Multibody Dynamics and Terramechanics-based modeling and simulation of Quarter-Car with Suspension

Abstract

Abstract While tires only compress when acted upon by a load in on-road scenarios, in off-road conditions, on the other hand, the tires not only undergo compression but also sinkage into the ground, in a manner that depends on the terrain. The tire-ground contact, in turn, affects the forces acting on the suspension system. Hence, it is necessary to study the vertical dynamic response of a system in off-road conditions by accounting for the terramechanics phenomenon (tire-terrain interface). The forces acting at the tire and terrain interface in off-road conditions have been studied in terramechanics separately; however, their integration with multibody systems is relatively less explored.
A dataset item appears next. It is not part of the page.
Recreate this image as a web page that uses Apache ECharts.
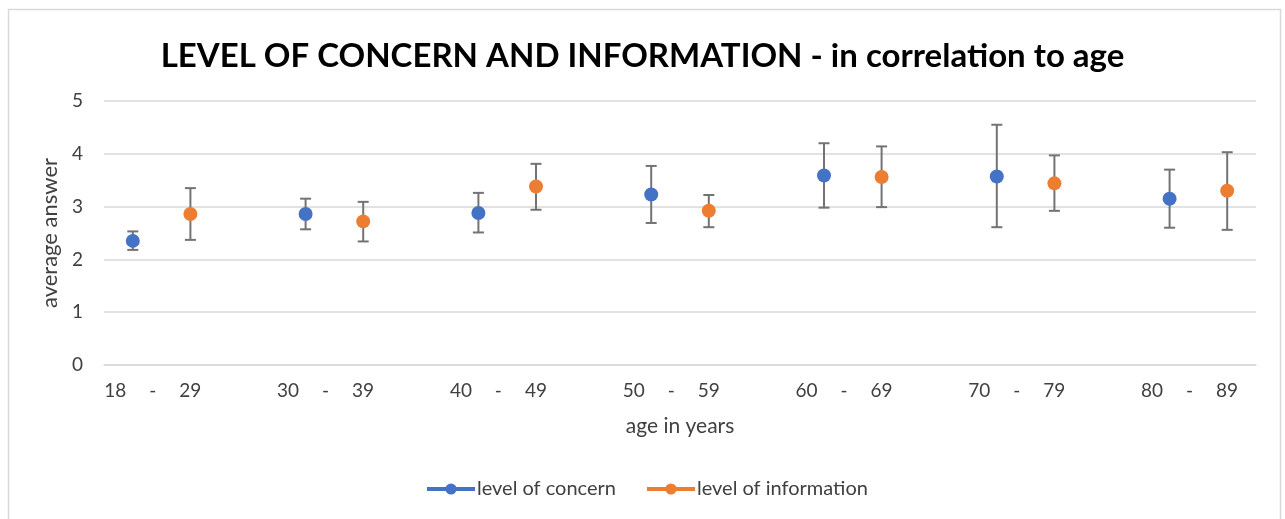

In this paper, a multibody dynamic-based modeling and simulation of a quarter car with a linear spring-damper suspension system for off-road vehicles is presented. The generalized external forces are obtained using the Bekker-Wong based soil pressure-sinkage approach for two different kind of multibody systems interacting with sandy loam terrain. This model is integrated with the Tangent Space Ordinary Differential Equations of the quarter car and suspension system and solved using numerical integration techniques. Thus, by accounting for the terramechanics in the multibody system, the technique provides a more realistic response of the system in off-road scenarios.